- Origin: Japan
- Genres: Industrial rock, electro-industrial, dark ambient
- Years active: 1995–2001, 2008-2010
- Labels: Explosion Works Nippon Crown Darkest Labyrinth
- Past members: Tatsuya Hyuga Ryonai

= Blam Honey =

Japanese rock band

Blam Honey was an industrial rock band, formed in 1995 with two members: Tatsuya and Ryonai. Their sound has been described as "Industrial with a Gothic Sense". They list Nine Inch Nails, Marilyn Manson and Skinny Puppy as influences.

==History==
Blam Honey released two albums: Grandiose Delusion (1998) and Typical Ingeniousness: Suggest (1999). They then disbanded due to both having health problems.

Ryonai started a side project, Suppurate System, and has been creating ambient music and Gothic Lolita fashion accessories that have gained popularity by several prominent visual kei artists.

Tatsuya died of acute leukemia in 2004, though Ryōnai did not release this information until four years later.

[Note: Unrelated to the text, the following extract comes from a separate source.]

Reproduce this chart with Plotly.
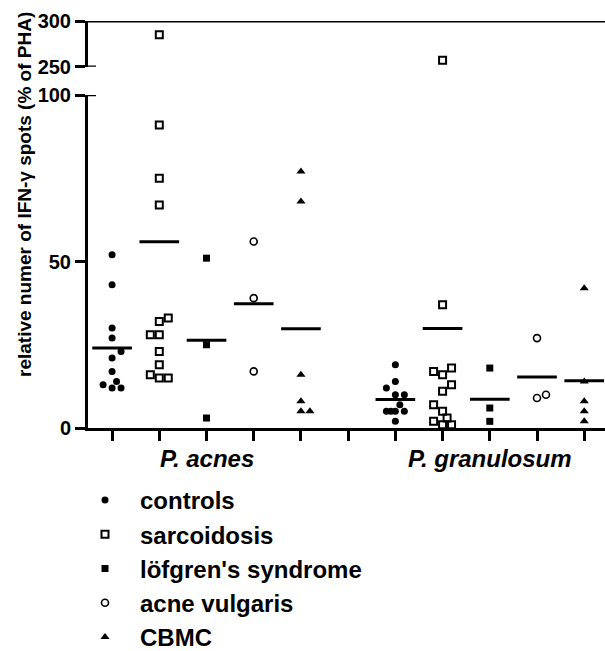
import numpy as np
import plotly.graph_objects as go

# ---------------- data ----------------
groups = ["controls", "sarcoidosis", "löfgren's syndrome", "acne vulgaris", "CBMC"]
organisms = ["P. acnes", "P. granulosum"]

# relative number of IFN-γ spots (% of PHA)
controls_acnes = [52, 43, 30, 27, 23, 21, 17, 14, 13, 12, 12]
controls_gran = [19, 14, 12, 10, 10, 7, 5, 5, 5, 5, 2]
sarcoidosis_acnes = [285, 91, 75, 67, 33, 32, 28, 28, 23, 19, 16, 15, 15]
sarcoidosis_gran = [257, 37, 18, 17, 16, 13, 11, 7, 5, 3, 2, 1, 1]
lofgren_acnes = [51, 25, 3]
lofgren_gran = [18, 6, 2]
acne_acnes = [56, 39, 17]
acne_gran = [27, 9, 10]
cbmc_acnes = [77, 68, 16, 8, 5, 5]
cbmc_gran = [42, 14, 8, 5, 2]

# y-axis tick labels (broken axis: 0-100 and 250-300)
low_ticks = [0, 50, 100]
high_ticks = [250, 300]

# horizontal jitter slots (scatter-dot plot dodge)
controls_acnes_jit = [0, 0, 0, 0, 2, 0, 0, 1, -2, 0, 2]
controls_gran_jit = [0, 0, -2, 0, 2, 1, -2, -1, 0, 2, 0]
sarcoidosis_acnes_jit = [0, 0, 0, 0, 2, 0, -2, 0, 0, 0, -2, 0, 2]
sarcoidosis_gran_jit = [0, 0, 2, -2, 0, 2, 0, -2, 0, 1, -2, 0, 2]
lofgren_acnes_jit = [0, 0, 0]
lofgren_gran_jit = [0, 0, 0]
acne_acnes_jit = [0, 0, 0]
acne_gran_jit = [0, 0, 2]
cbmc_acnes_jit = [0, 0, 0, 0, 0, 2]
cbmc_gran_jit = [0, 0, 0, 0, 0]

series_acnes = [controls_acnes, sarcoidosis_acnes, lofgren_acnes, acne_acnes, cbmc_acnes]
series_gran = [controls_gran, sarcoidosis_gran, lofgren_gran, acne_gran, cbmc_gran]
jit_acnes = [controls_acnes_jit, sarcoidosis_acnes_jit, lofgren_acnes_jit, acne_acnes_jit, cbmc_acnes_jit]
jit_gran = [controls_gran_jit, sarcoidosis_gran_jit, lofgren_gran_jit, acne_gran_jit, cbmc_gran_jit]

# ---------------- styling ----------------
FONT = "Liberation Sans, Arial, sans-serif"
STEP = 0.095          # one jitter slot in category units
HALF = 0.42           # half width of the mean bar
BREAK_LOW = 100

marker_styles = [
    dict(symbol="circle", size=7, color="black"),
    dict(symbol="square-open", size=7, color="black", line=dict(width=2, color="black")),
    dict(symbol="square", size=7, color="black"),
    dict(symbol="circle-open", size=7, color="black", line=dict(width=1.6, color="black")),
    dict(symbol="triangle-up", size=8, color="black"),
]

n = len(groups)
pos_acnes = [i + 1 for i in range(n)]
pos_gran = [i + 2 + n for i in range(n)]

fig = go.Figure()

for i, g in enumerate(groups):
    xs = [pos_acnes[i] + j * STEP for j in jit_acnes[i]] + [pos_gran[i] + j * STEP for j in jit_gran[i]]
    ys = list(series_acnes[i]) + list(series_gran[i])
    lo = [(x, y) for x, y in zip(xs, ys) if y <= BREAK_LOW]
    hi = [(x, y) for x, y in zip(xs, ys) if y > BREAK_LOW]
    fig.add_trace(go.Scatter(
        x=[p[0] for p in lo], y=[p[1] for p in lo], mode="markers",
        marker=marker_styles[i], name="<b>" + g + "</b>", legendgroup=g,
        xaxis="x", yaxis="y", cliponaxis=False))
    fig.add_trace(go.Scatter(
        x=[p[0] for p in hi], y=[p[1] for p in hi], mode="markers",
        marker=marker_styles[i], name=g, legendgroup=g, showlegend=False,
        xaxis="x", yaxis="y2", cliponaxis=False))

# mean bars
for i, g in enumerate(groups):
    for p, vals in ((pos_acnes[i], series_acnes[i]), (pos_gran[i], series_gran[i])):
        m = float(np.mean(vals))
        fig.add_trace(go.Scatter(
            x=[p - HALF, p + HALF], y=[m, m], mode="lines",
            line=dict(color="black", width=3), showlegend=False,
            hoverinfo="skip", xaxis="x", yaxis="y", cliponaxis=False))

W, H = 605, 651
ML, MR, MT, MB = 88, 0, 21, 223
PW, PH = W - ML - MR, H - MT - MB
y0_px = H - MB  # pixel of value 0


def py(px):
    return (y0_px - px) / PH


def pxx(px):
    return (px - ML) / PW


axis_common = dict(showline=True, linewidth=3, linecolor="black", ticks="outside",
                   ticklen=10, tickwidth=2.5, tickcolor="black", showgrid=False,
                   zeroline=False, fixedrange=True)
tick_font = dict(family=FONT, size=20, color="black", weight="bold")

fig.update_layout(
    width=W, height=H,
    margin=dict(l=ML, r=MR, t=MT, b=MB, autoexpand=False),
    paper_bgcolor="white", plot_bgcolor="white",
    showlegend=True,
    xaxis=dict(domain=[0, 1], range=[0.49, 11.44], tickvals=list(range(1, 2 * n + 2)),
               showticklabels=False, anchor="y", **axis_common),
    yaxis=dict(domain=[0, py(95)], range=[0, 100], tickvals=low_ticks,
               ticktext=["<b>%d</b>" % t for t in low_ticks], anchor="x",
               tickfont=tick_font, **axis_common),
    yaxis2=dict(domain=[py(66.7), 1], range=[250, 300], tickvals=high_ticks,
                ticktext=["<b>%d</b>" % t for t in high_ticks], anchor="x",
                tickfont=tick_font, **axis_common),
    legend=dict(x=pxx(70), y=py(478), xanchor="left", yanchor="top",
                font=dict(family=FONT, size=24, color="black", weight="bold"),
                itemwidth=60, tracegroupgap=0, bgcolor="rgba(0,0,0,0)", traceorder="normal"),
    shapes=[
        dict(type="line", xref="paper", x0=0, x1=1, yref="y2", y0=300, y1=300,
             line=dict(color="black", width=3)),
        dict(type="line", xref="paper", x0=0, x1=pxx(96), yref="y", y0=100, y1=100,
             line=dict(color="black", width=2.5)),
        dict(type="line", xref="paper", x0=0, x1=pxx(96), yref="y2", y0=250, y1=250,
             line=dict(color="black", width=2.5)),
    ],
    annotations=[
        dict(text="<b>relative numer of IFN-γ spots (% of PHA)</b>", textangle=-90,
             xref="paper", yref="paper", x=pxx(24), y=py(195), showarrow=False,
             xanchor="center", yanchor="middle",
             font=dict(family=FONT, size=19, color="black", weight="bold")),
    ] + [
        dict(text="<b><i>" + org + "</i></b>", xref="x", yref="paper", x=float(np.mean(pos)), y=py(458),
             showarrow=False, xanchor="center", yanchor="middle",
             font=dict(family=FONT, size=24, color="black", weight="bold", style="italic"))
        for org, pos in zip(organisms, (pos_acnes, pos_gran))
    ],
)

fig.write_html("out.html")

As of 2008, Ryonai has confirmed that Blam Honey has resumed activities. A revival performance and memorial CD release took place July 12, 2009. A new vocalist was chosen and debuted at Darkest Fest 2010. The new vocalist was Hyuga; however he left two months later with Ryonai filling in on vocals. With the shutdown of the official website and no new material since 2010, activity has seemingly ceased.

== Members ==

- Ex-Members
- Ryōnai (programming, drums, percussion)
- Tatsuya (阿部 龍博, Abe Tatsuhiro) (lead vocals, guitar, bass, percussion)
- Hyuga (lead vocals, guitar, bass)

==Discography==

===Demos===
- The Horse Breaker of Electronic Brain - (1995) [limited to 100 copies]
- The Horse Breaker of Electronic Angel - (1995) [limited to 200 copies]

===Singles===
- The Other Side of Electronic Brain - (1998) [limited to 1000 copies]
- Artificial Delusion - (June 22, 1998)

===Album===
- Grandiose Delusion - (February 9, 1998)
- Typical Ingeniousness: Suggest - (August 25, 1999)
- Providence of Decadence (August 26, 2009)

===Video===
- Industrial Gender Unit Blam Honey [limited to 500 copies]

== Trivia ==
- Ryōnai has suffered from myasthenia gravis. The band made a song entitled "Myasthenia" on their Typical Ingeniousness: Suggest album.